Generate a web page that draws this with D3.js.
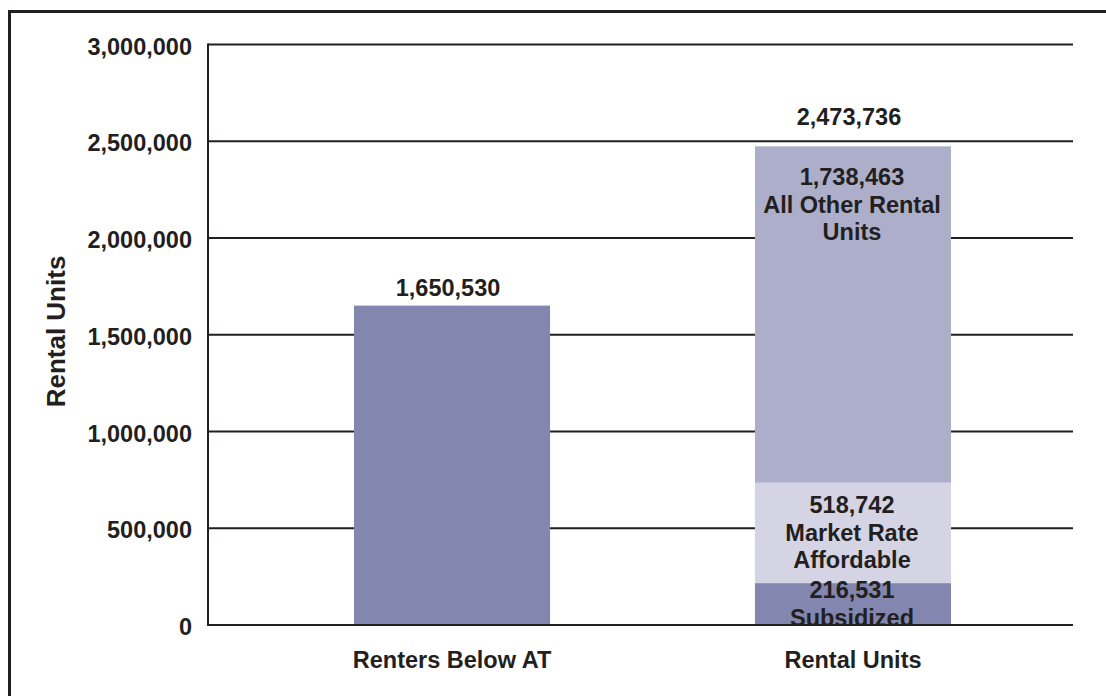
<!DOCTYPE html>
<html>
<head>
<meta charset="utf-8">
<script src="https://cdnjs.cloudflare.com/ajax/libs/d3/7.8.5/d3.min.js"></script>
<style>
    body { margin: 0; background: #fff; }
    svg { display: block; }
    text { font-family: "Liberation Sans", Arial, Helvetica, sans-serif; font-weight: bold; fill: #231f20; }
</style>
</head>
<body>
<svg id="chart" width="1106" height="696"></svg>
<script>
/* global d3 */

// Data
// --------------------
var categories = ["Renters Below AT", "Rental Units"];
var renters = [1650530];
var segmentNames = ["Subsidized", "Market Rate Affordable", "All Other Rental Units"];
var segmentValues = [216531, 518742, 1738463];
var segmentLines = [["Subsidized"], ["Market Rate", "Affordable"], ["All Other Rental", "Units"]];
var totals = [1650530, 2473736];
var yTicks = [0, 500000, 1000000, 1500000, 2000000, 2500000, 3000000];

var colors = {
    dark: "#8386ae",
    mid: "#acaeca",
    light: "#d4d4e4",
    ink: "#231f20"
};
var segmentColors = [colors.dark, colors.light, colors.mid];

var svg = d3.select("#chart");
var fs = 23.5;

// Scales
// --------------------
var y = d3.scaleLinear()
    .domain([0, 3000000])
    .range([625, 44.5]);

var x = d3.scaleBand()
    .domain(categories)
    .range([251.5, 1053.5])
    .paddingInner(0.511)
    .paddingOuter(0.2556);

var fmt = d3.format(",");
var plotLeft = 208, plotRight = 1073;

// Outer frame (only top and left edges fall inside the picture)
svg.append("rect")
    .attr("x", 9.5)
    .attr("y", 11.5)
    .attr("width", 1300)
    .attr("height", 900)
    .style("fill", "none")
    .style("stroke", colors.ink)
    .style("stroke-width", 3);

// Gridlines behind bars
// --------------------
svg.append("g")
    .attr("id", "grid")
    .selectAll("line")
    .data(yTicks.filter(d => d > 0))
    .enter().append("line")
    .attr("x1", plotLeft)
    .attr("x2", plotRight)
    .attr("y1", d => y(d))
    .attr("y2", d => y(d))
    .style("stroke", colors.ink)
    .style("stroke-width", 2);

// Y axis line
svg.append("line")
    .attr("x1", plotLeft)
    .attr("x2", plotLeft)
    .attr("y1", y(3000000) - 1)
    .attr("y2", y(0) + 1)
    .style("stroke", colors.ink)
    .style("stroke-width", 2);

// Tick labels
svg.append("g")
    .attr("id", "yLabels")
    .selectAll("text")
    .data(yTicks)
    .enter().append("text")
    .text(d => fmt(d))
    .attr("x", 192)
    .attr("y", d => y(d) + 10)
    .attr("font-size", fs)
    .attr("text-anchor", "end");

// Axis title
svg.append("text")
    .text("Rental Units")
    .attr("transform", "translate(65, 331.5) rotate(-90)")
    .attr("font-size", 26)
    .attr("text-anchor", "middle");

// Bars
// --------------------
var bars = svg.append("g").attr("id", "bars");

bars.selectAll(".renters")
    .data(renters)
    .enter().append("rect")
    .attr("class", "renters")
    .attr("x", x(categories[0]))
    .attr("width", x.bandwidth())
    .attr("y", d => y(d))
    .attr("height", d => y(0) - y(d))
    .style("fill", colors.dark);

// Stacked segments for rental units
var stack = [];
var acc = 0;
segmentValues.forEach(function (v, i) {
    stack.push({ name: segmentNames[i], value: v, y0: acc, y1: acc + v, lines: segmentLines[i], color: segmentColors[i] });
    acc += v;
});

bars.selectAll(".segment")
    .data(stack)
    .enter().append("rect")
    .attr("class", "segment")
    .attr("x", x(categories[1]))
    .attr("width", x.bandwidth())
    .attr("y", d => y(d.y1))
    .attr("height", d => y(d.y0) - y(d.y1))
    .style("fill", d => d.color);

// Zero line on top of bars
svg.append("line")
    .attr("x1", plotLeft - 1)
    .attr("x2", plotRight)
    .attr("y1", y(0))
    .attr("y2", y(0))
    .style("stroke", colors.ink)
    .style("stroke-width", 2);

// Category labels
svg.append("g")
    .attr("id", "xLabels")
    .selectAll("text")
    .data(categories)
    .enter().append("text")
    .text(d => d)
    .attr("x", d => x(d) + x.bandwidth() / 2)
    .attr("y", 668)
    .attr("font-size", fs)
    .attr("text-anchor", "middle");

// Total labels above bars
var totalGap = [10, 21];
svg.append("g")
    .attr("id", "totals")
    .selectAll("text")
    .data(totals)
    .enter().append("text")
    .text(d => fmt(d))
    .attr("x", (d, i) => x(categories[i]) + x.bandwidth() / 2 - 4)
    .attr("y", (d, i) => y(d) - totalGap[i])
    .attr("font-size", fs)
    .attr("text-anchor", "middle");

// Segment labels: value then name lines
var lineH = 27.5;
var seg = svg.append("g")
    .attr("id", "segLabels")
    .selectAll("text")
    .data(stack)
    .enter().append("text")
    .attr("x", x(categories[1]) + x.bandwidth() / 2 - 1)
    .attr("y", function (d, i) {
        var n = d.lines.length + 1;
        if (i === stack.length - 1) return y(d.y1) + 39;
        var mid = (y(d.y0) + y(d.y1)) / 2;
        return mid - (n - 1) * lineH / 2 + 8;
    })
    .attr("font-size", fs)
    .attr("text-anchor", "middle");

seg.each(function (d) {
    var t = d3.select(this);
    var x0 = t.attr("x");
    [fmt(d.value)].concat(d.lines).forEach(function (s, k) {
        t.append("tspan")
            .attr("x", x0)
            .attr("dy", k === 0 ? 0 : lineH)
            .text(s);
    });
});
</script>
</body>
</html>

_ _ _

# [Directions for this task]
Quote everything in the listing above exactly; pictures are the only thing to omit.

# [Finished exercise]
Generate a web page that draws this with D3.js.
<!DOCTYPE html>
<html>
<head>
<meta charset="utf-8">
<script src="https://cdnjs.cloudflare.com/ajax/libs/d3/7.8.5/d3.min.js"></script>
<style>
    body { margin: 0; background: #fff; }
    svg { display: block; }
    text { font-family: "Liberation Sans", Arial, Helvetica, sans-serif; font-weight: bold; fill: #231f20; }
</style>
</head>
<body>
<svg id="chart" width="1106" height="696"></svg>
<script>
/* global d3 */

// Data
// --------------------
var categories = ["Renters Below AT", "Rental Units"];
var renters = [1650530];
var segmentNames = ["Subsidized", "Market Rate Affordable", "All Other Rental Units"];
var segmentValues = [216531, 518742, 1738463];
var segmentLines = [["Subsidized"], ["Market Rate", "Affordable"], ["All Other Rental", "Units"]];
var totals = [1650530, 2473736];
var yTicks = [0, 500000, 1000000, 1500000, 2000000, 2500000, 3000000];

var colors = {
    dark: "#8386ae",
    mid: "#acaeca",
    light: "#d4d4e4",
    ink: "#231f20"
};
var segmentColors = [colors.dark, colors.light, colors.mid];

var svg = d3.select("#chart");
var fs = 23.5;

// Scales
// --------------------
var y = d3.scaleLinear()
    .domain([0, 3000000])
    .range([625, 44.5]);

var x = d3.scaleBand()
    .domain(categories)
    .range([251.5, 1053.5])
    .paddingInner(0.511)
    .paddingOuter(0.2556);

var fmt = d3.format(",");
var plotLeft = 208, plotRight = 1073;

// Outer frame (only top and left edges fall inside the picture)
svg.append("rect")
    .attr("x", 9.5)
    .attr("y", 11.5)
    .attr("width", 1300)
    .attr("height", 900)
    .style("fill", "none")
    .style("stroke", colors.ink)
    .style("stroke-width", 3);

// Gridlines behind bars
// --------------------
svg.append("g")
    .attr("id", "grid")
    .selectAll("line")
    .data(yTicks.filter(d => d > 0))
    .enter().append("line")
    .attr("x1", plotLeft)
    .attr("x2", plotRight)
    .attr("y1", d => y(d))
    .attr("y2", d => y(d))
    .style("stroke", colors.ink)
    .style("stroke-width", 2);

// Y axis line
svg.append("line")
    .attr("x1", plotLeft)
    .attr("x2", plotLeft)
    .attr("y1", y(3000000) - 1)
    .attr("y2", y(0) + 1)
    .style("stroke", colors.ink)
    .style("stroke-width", 2);

// Tick labels
svg.append("g")
    .attr("id", "yLabels")
    .selectAll("text")
    .data(yTicks)
    .enter().append("text")
    .text(d => fmt(d))
    .attr("x", 192)
    .attr("y", d => y(d) + 10)
    .attr("font-size", fs)
    .attr("text-anchor", "end");

// Axis title
svg.append("text")
    .text("Rental Units")
    .attr("transform", "translate(65, 331.5) rotate(-90)")
    .attr("font-size", 26)
    .attr("text-anchor", "middle");

// Bars
// --------------------
var bars = svg.append("g").attr("id", "bars");

bars.selectAll(".renters")
    .data(renters)
    .enter().append("rect")
    .attr("class", "renters")
    .attr("x", x(categories[0]))
    .attr("width", x.bandwidth())
    .attr("y", d => y(d))
    .attr("height", d => y(0) - y(d))
    .style("fill", colors.dark);

// Stacked segments for rental units
var stack = [];
var acc = 0;
segmentValues.forEach(function (v, i) {
    stack.push({ name: segmentNames[i], value: v, y0: acc, y1: acc + v, lines: segmentLines[i], color: segmentColors[i] });
    acc += v;
});

bars.selectAll(".segment")
    .data(stack)
    .enter().append("rect")
    .attr("class", "segment")
    .attr("x", x(categories[1]))
    .attr("width", x.bandwidth())
    .attr("y", d => y(d.y1))
    .attr("height", d => y(d.y0) - y(d.y1))
    .style("fill", d => d.color);

// Zero line on top of bars
svg.append("line")
    .attr("x1", plotLeft - 1)
    .attr("x2", plotRight)
    .attr("y1", y(0))
    .attr("y2", y(0))
    .style("stroke", colors.ink)
    .style("stroke-width", 2);

// Category labels
svg.append("g")
    .attr("id", "xLabels")
    .selectAll("text")
    .data(categories)
    .enter().append("text")
    .text(d => d)
    .attr("x", d => x(d) + x.bandwidth() / 2)
    .attr("y", 668)
    .attr("font-size", fs)
    .attr("text-anchor", "middle");

// Total labels above bars
var totalGap = [10, 21];
svg.append("g")
    .attr("id", "totals")
    .selectAll("text")
    .data(totals)
    .enter().append("text")
    .text(d => fmt(d))
    .attr("x", (d, i) => x(categories[i]) + x.bandwidth() / 2 - 4)
    .attr("y", (d, i) => y(d) - totalGap[i])
    .attr("font-size", fs)
    .attr("text-anchor", "middle");

// Segment labels: value then name lines
var lineH = 27.5;
var seg = svg.append("g")
    .attr("id", "segLabels")
    .selectAll("text")
    .data(stack)
    .enter().append("text")
    .attr("x", x(categories[1]) + x.bandwidth() / 2 - 1)
    .attr("y", function (d, i) {
        var n = d.lines.length + 1;
        if (i === stack.length - 1) return y(d.y1) + 39;
        var mid = (y(d.y0) + y(d.y1)) / 2;
        return mid - (n - 1) * lineH / 2 + 8;
    })
    .attr("font-size", fs)
    .attr("text-anchor", "middle");

seg.each(function (d) {
    var t = d3.select(this);
    var x0 = t.attr("x");
    [fmt(d.value)].concat(d.lines).forEach(function (s, k) {
        t.append("tspan")
            .attr("x", x0)
            .attr("dy", k === 0 ? 0 : lineH)
            .text(s);
    });
});
</script>
</body>
</html>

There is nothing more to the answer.